Exilé
Johnnie To, réalisateur Hongkongais découvert en Europe au début des années 2000 grâce aux polars The mission et Fulltime killer, poursuit son exploration des gunfights et perfectionne son style visuel dans Exilé, l’un de ses meilleurs films, sorti en France dans l’anonymat le plus complet au cours de l’été 2007.
Le scénario est minimaliste. Cinq amis d’enfance vont se souder les coudes pour sauver l’un d’entre eux des griffes du chef d’un cartel de Macao prêt à tout pour le liquider. Naturellement, toutes les « péripéties cinématographiques » caractéristiques du genre vont survenir : gunfights, moments de bravoure et de lyrisme, scènes d’action à couper le souffle.

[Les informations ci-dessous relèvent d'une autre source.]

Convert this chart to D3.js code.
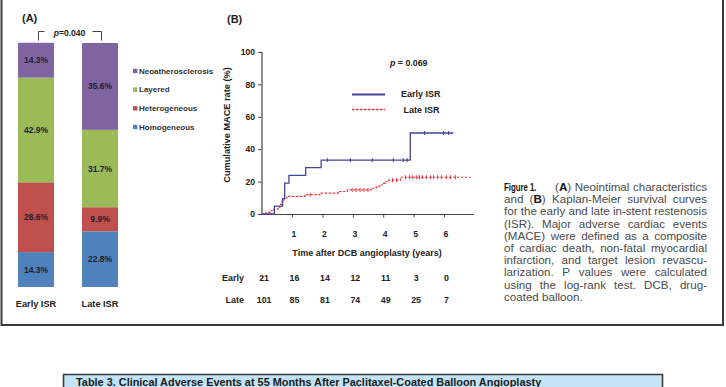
<!DOCTYPE html>
<html><head><meta charset="utf-8">
<script src="https://cdn.jsdelivr.net/npm/d3@7"></script>
<style>html,body{margin:0;padding:0;background:#fff;overflow:hidden;} svg{display:block;font-family:"Liberation Sans",Arial,Helvetica,sans-serif;}</style>
</head><body>
<svg id="c" width="726" height="387"></svg>
<script>
// ---------- Panel A data ----------
const categories = ["Early ISR", "Late ISR"];
const plaqueTypes = ["Homogeneous", "Heterogeneous", "Layered", "Neoatherosclerosis"]; // bottom -> top
const homogeneous = [14.3, 22.8];
const heterogeneous = [28.6, 9.9];
const layered = [42.9, 31.7];
const neoatherosclerosis = [14.3, 35.6];
const legendOrder = ["Neoatherosclerosis", "Layered", "Heterogeneous", "Homogeneous"];
const pValueA = "0.040";

// ---------- Panel B data ----------
const yearTicks = [1, 2, 3, 4, 5, 6];
const rateTicks = [0, 20, 40, 60, 80, 100];
const earlyTimes = [0, 0.42, 0.69, 0.76, 0.90, 1.45, 1.96, 4.89, 6.31];
const earlyRates = [0, 4.8, 9.5, 19.0, 23.8, 28.6, 33.3, 50.0, 50.0];
const earlyCensorTimes = [2.16, 2.92, 3.64, 4.33, 4.66, 4.79, 5.36, 5.98, 6.15];
const lateTimes = [0, 0.14, 0.27, 0.41, 0.54, 0.60, 0.67, 0.74, 0.83, 1.43, 1.92, 2.52, 2.82, 3.64, 3.77, 3.87, 3.97, 4.07, 4.17, 4.57, 6.88];
const lateRates = [0, 1.0, 2.0, 3.0, 4.0, 5.9, 7.9, 9.9, 10.9, 11.9, 12.9, 13.9, 14.9, 15.9, 16.9, 17.9, 18.9, 19.9, 20.9, 22.7, 22.7];
const lateCensorTimes = [1.6, 2.98, 3.11, 3.24, 3.37, 3.50, 4.31, 4.44, 4.73, 4.86, 4.96, 5.09, 5.19, 5.29, 5.42, 5.56, 5.65, 5.78, 5.91, 6.08, 6.21, 6.38];
const riskYears = [0, 1, 2, 3, 4, 5, 6];
const riskEarly = [21, 16, 14, 12, 11, 3, 0];
const riskLate = [101, 85, 81, 74, 49, 25, 7];
const pValueB = "0.069";

// ---------- Caption ----------
const captionLines = [
  "(**A**) Neointimal characteristics",
  "and (**B**) Kaplan-Meier survival curves",
  "for the early and late in-stent restenosis",
  "(ISR). Major adverse cardiac events",
  "(MACE) were defined as a composite",
  "of cardiac death, non-fatal myocardial",
  "infarction, and target lesion revascu-",
  "larization. P values were calculated",
  "using the log-rank test. DCB, drug-",
  "coated balloon."
];
const tableTitle = "Table 3.  Clinical Adverse Events at 55 Months After Paclitaxel-Coated Balloon Angioplasty";

const colors = {
  Homogeneous: "#4F81BD", Heterogeneous: "#C0504D", Layered: "#9BBB59", Neoatherosclerosis: "#8064A2"
};
const svg = d3.select("#c");

// ---------- Frame ----------
svg.append("path").attr("d", "M1.5,0 V325 H723 V0").attr("fill", "none").attr("stroke", "#3a3a3a").attr("stroke-width", 2);

// ---------- Panel A ----------
const seriesMap = { Homogeneous: homogeneous, Heterogeneous: heterogeneous, Layered: layered, Neoatherosclerosis: neoatherosclerosis };
const tableA = categories.map((c, i) => { const o = { cat: c }; plaqueTypes.forEach(t => o[t] = seriesMap[t][i]); return o; });
const stack = d3.stack().keys(plaqueTypes)(tableA);
const xA = d3.scaleBand().domain(categories).range([18, 118]).paddingInner(0.4375).paddingOuter(0);
const yA = d3.scaleLinear().domain([0, 100]).range([287, 43]);
const gA = svg.append("g");
stack.forEach(layer => {
  layer.forEach(d => {
    gA.append("rect").attr("x", xA(d.data.cat)).attr("width", xA.bandwidth())
      .attr("y", yA(d[1])).attr("height", yA(d[0]) - yA(d[1])).attr("fill", colors[layer.key]);
    gA.append("text").attr("x", xA(d.data.cat) + xA.bandwidth() / 2).attr("y", (yA(d[0]) + yA(d[1])) / 2)
      .attr("dy", "0.35em").attr("text-anchor", "middle").attr("font-size", 8.5).attr("font-weight", "bold")
      .attr("fill", "#1e1e2e").text((d[1] - d[0]).toFixed(1) + "%");
  });
});
categories.forEach(c => {
  gA.append("text").attr("x", xA(c) + xA.bandwidth() / 2).attr("y", 304).attr("dy", "0.35em")
    .attr("text-anchor", "middle").attr("font-size", 9.2).attr("font-weight", "bold").attr("fill", "#222").text(c);
});
gA.append("text").attr("x", 22).attr("y", 18).attr("dy", "0.35em").attr("font-size", 11).attr("font-weight", "bold").attr("fill", "#222").text("(A)");
// p bracket
gA.append("path").attr("d", "M38.5,40.5 V31.5 H44.5 M92.5,31.5 H101.5 V40.5").attr("fill", "none").attr("stroke", "#444").attr("stroke-width", 1);
const pA = gA.append("text").attr("x", 69.5).attr("y", 33).attr("dy", "0.35em").attr("text-anchor", "middle")
  .attr("font-size", 8.5).attr("font-weight", "bold").attr("fill", "#222");
pA.append("tspan").attr("font-style", "italic").text("p");
pA.append("tspan").text("=" + pValueA);
// legend A
const legY = d3.scalePoint().domain(legendOrder).range([71, 127]);
legendOrder.forEach(k => {
  gA.append("rect").attr("x", 133).attr("y", legY(k) - 2.2).attr("width", 4.4).attr("height", 4.4).attr("fill", colors[k]);
  gA.append("text").attr("x", 139).attr("y", legY(k)).attr("dy", "0.35em").attr("font-size", 8).attr("font-weight", "bold").attr("fill", "#333").text(k);
});

// ---------- Panel B ----------
const gB = svg.append("g");
const xB = d3.scaleLinear().domain([0, 7]).range([261.6, 474.4]);
const yB = d3.scaleLinear().domain([0, 100]).range([214, 52]);
gB.append("text").attr("x", 227).attr("y", 19).attr("dy", "0.35em").attr("font-size", 11).attr("font-weight", "bold").attr("fill", "#222").text("(B)");
// axes
const yAxis = gB.append("g").attr("transform", "translate(261.5,0)")
  .call(d3.axisLeft(yB).tickValues(rateTicks).tickSize(3.5).tickPadding(3));
const xAxis = gB.append("g").attr("transform", "translate(0,214.5)")
  .call(d3.axisBottom(xB).tickValues(yearTicks).tickFormat(d3.format("d")).tickSize(3).tickPadding(13).tickSizeOuter(0));
[yAxis, xAxis].forEach(a => {
  a.select(".domain").attr("stroke", "#444").attr("stroke-width", 1.2);
  a.selectAll(".tick line").attr("stroke", "#444");
  a.selectAll("text").attr("font-size", 8.6).attr("font-weight", "bold").attr("fill", "#222").attr("font-family", "Liberation Sans, Arial, sans-serif");
});
xAxis.select(".domain").attr("d", "M261.6,0H474");
xAxis.selectAll(".tick text").attr("dx", 1.5);
gB.append("text").attr("transform", "translate(227,125) rotate(-90)").attr("text-anchor", "middle").attr("dy", "0.35em")
  .attr("font-size", 9.2).attr("font-weight", "bold").attr("fill", "#222").text("Cumulative MACE rate (%)");
gB.append("text").attr("x", 367).attr("y", 253).attr("dy", "0.35em").attr("text-anchor", "middle")
  .attr("font-size", 9).attr("font-weight", "bold").attr("fill", "#222").text("Time after DCB angioplasty (years)");

// curves
const stepLine = d3.line().x(d => xB(d[0])).y(d => yB(d[1])).curve(d3.curveStepAfter);
const early = earlyTimes.map((t, i) => [t, earlyRates[i]]);
const late = lateTimes.map((t, i) => [t, lateRates[i]]);
const rateAt = (times, rates, t) => rates[Math.max(0, d3.bisectRight(times, t) - 1)];
const blue = "#44449a", red = "#e8343e";
gB.append("path").attr("d", stepLine(late)).attr("fill", "none").attr("stroke", red).attr("stroke-width", 1.2).attr("stroke-dasharray", "2.5,1.5");
gB.append("path").attr("d", stepLine(early)).attr("fill", "none").attr("stroke", blue).attr("stroke-width", 1.3);
lateCensorTimes.forEach(t => {
  const y = yB(rateAt(lateTimes, lateRates, t));
  gB.append("line").attr("x1", xB(t)).attr("x2", xB(t)).attr("y1", y - 2).attr("y2", y + 2).attr("stroke", red).attr("stroke-width", 1);
});
earlyCensorTimes.forEach(t => {
  const y = yB(rateAt(earlyTimes, earlyRates, t));
  gB.append("line").attr("x1", xB(t)).attr("x2", xB(t)).attr("y1", y - 2).attr("y2", y + 2).attr("stroke", blue).attr("stroke-width", 1);
});
// p value
const pB = gB.append("text").attr("x", 390).attr("y", 63).attr("dy", "0.35em").attr("font-size", 8.8).attr("font-weight", "bold").attr("fill", "#222");
pB.append("tspan").attr("font-style", "italic").text("p");
pB.append("tspan").text(" = " + pValueB);
// legend B
gB.append("line").attr("x1", 352).attr("x2", 385).attr("y1", 94.5).attr("y2", 94.5).attr("stroke", blue).attr("stroke-width", 1.8);
gB.append("line").attr("x1", 352).attr("x2", 385).attr("y1", 109.5).attr("y2", 109.5).attr("stroke", red).attr("stroke-width", 1.3).attr("stroke-dasharray", "2.5,1.5");
gB.append("text").attr("x", 401).attr("y", 94).attr("dy", "0.35em").attr("font-size", 9).attr("font-weight", "bold").attr("fill", "#222").text("Early ISR");
gB.append("text").attr("x", 403.5).attr("y", 109.5).attr("dy", "0.35em").attr("font-size", 9).attr("font-weight", "bold").attr("fill", "#222").text("Late ISR");
// risk table
[["Early", riskEarly, 278], ["Late", riskLate, 300]].forEach(([lab, vals, y]) => {
  gB.append("text").attr("x", 244).attr("y", y).attr("dy", "0.35em").attr("text-anchor", "end")
    .attr("font-size", 9).attr("font-weight", "bold").attr("fill", "#222").text(lab);
  vals.forEach((v, i) => {
    gB.append("text").attr("x", xB(riskYears[i]) + 2.5).attr("y", y).attr("dy", "0.35em").attr("text-anchor", "middle")
      .attr("font-size", 8.8).attr("font-weight", "bold").attr("fill", "#222").text(v);
  });
});

// ---------- Caption (justified, one text element) ----------
const capFont = 11.6, capLeft = 504, capRight = 707, capTop = 187, capLead = 12.2;
const capText = svg.append("text").attr("font-size", capFont).attr("fill", "#4a4a4a");
const measurer = svg.append("text").attr("font-size", capFont).attr("x", -1000).attr("y", -1000);
function fillWord(sel, word) {
  word.split(/(\*\*[^*]+\*\*)/).filter(s => s.length).forEach(s => {
    if (s.startsWith("**")) sel.append("tspan").attr("font-weight", "bold").attr("fill", "#111").text(s.slice(2, -2));
    else sel.append("tspan").text(s);
  });
}
function measure(word) {
  measurer.selectAll("*").remove();
  fillWord(measurer, word);
  return measurer.node().getComputedTextLength();
}
capText.append("tspan").attr("x", capLeft).attr("y", capTop + 4)
  .attr("font-size", 11.4).attr("font-weight", "bold").attr("fill", "#111")
  .attr("textLength", 32.5).attr("lengthAdjust", "spacingAndGlyphs").text("Figure 1.");
captionLines.forEach((line, li) => {
  const y = capTop + 4 + li * capLead;
  const left = li === 0 ? 555 : capLeft;
  const words = line.split(" ");
  const widths = words.map(measure);
  const total = d3.sum(widths);
  const last = li === captionLines.length - 1;
  const avail = capRight - left;
  const gap = (last || words.length < 2) ? capFont * 0.28 : (avail - total) / (words.length - 1);
  let x = left;
  words.forEach((w, i) => {
    const ws = capText.append("tspan").attr("x", x).attr("y", y);
    fillWord(ws, w);
    x += widths[i] + gap;
  });
});
measurer.remove();

// ---------- Table header at bottom ----------
const gT = svg.append("g");
gT.append("rect").attr("x", 63).attr("y", 374).attr("width", 600).attr("height", 20).attr("fill", "#c3e4f6");
gT.append("path").attr("d", "M63.5,394 V374.5 H662.5 V394").attr("fill", "none").attr("stroke", "#3a3a3a").attr("stroke-width", 1.6);
const tt = gT.append("text").attr("x", 76).attr("y", 385.5).attr("font-size", 10).attr("font-weight", "bold").attr("fill", "#1a1a1a").text(tableTitle);
const ttw = tt.node().getComputedTextLength();
tt.attr("font-size", 10 * 466 / ttw);
</script>
</body></html>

La maestria formelle dont Johnnie To va faire preuve est particulièrement impressionnante, car – et c’est là qu’Exilé frappe très fort – le réalisateur a l’intelligence de réduire son film à une pure expérience sensorielle, visuelle et formelle, sans se soucier des nécessités scénaristiques ou matérielles. Peu importe le nombre de balles utilisées ou l’impossibilité pratique pour les personnages d’effectuer tel ou tel type de mouvement : tout est fait pour mettre en musique des affrontements d’une beauté à couper le souffle, orchestrés de façon mémorable par le réalisateur Hongkongais. Car, si réduire Exilé au simple genre du film d’action serait une erreur, les temps forts (fusillades, scènes d'action, gunfights) dynamitent le film avec une puissance rarement égalée dans le genre. L’intensité des règlements de compte est digne des meilleurs Sergio Leone ; la qualité de certaines scènes d’action rappelle le John Woo de la grande époque (The Killer). Bref, Jonnie To fait montre d’une maîtrise totale de son art.
Tout en mélangeant différents styles sans pour autant que son film ne tourne à l’éclectisme ridicule – contrairement au navrant Kill Bill de Tarantino, célébré pour ses emprunts mal compris à divers types de cinéma – Johnnie To garde son sérieux. Exilé n’est pas une pochade, une farce destinée à caricaturer un certain cinéma de genre. S’il reste un pur divertissement, Exilé est un film merveilleux dans le sens où To utilise les veilles recettes de ce type de cinéma mais sait les remettre à jour d’une façon si jouissive et si belle qu’il est impossible de rester de marbre devant un tel spectacle. Le seul « défaut » inhérent à Exilé est que cette oeuvre constitue un « film-limite » du genre : en effet, comment concevoir de faire mieux ? Un seul réalisateur pourra-t-il égaler la maestria dont fait montre le maître To dans ce film ? Car, il faut bien le reconnaître, Exilé est au film de gunfights ce que Le bon, la brute et le truand était au western et ce que Chinatown représentait pour le « film noir » : le paroxysme d’un style, la quintessence de tout un système, la compréhension parfaite des codes d’un genre défini.
Il convient d’ailleurs d’ajouter que To, après Exilé, a enchaîné avec le splendide Sparrow qui, entre maîtrise visuelle et hommage aux films populaires et aux films muets, est une œuvre remarquable.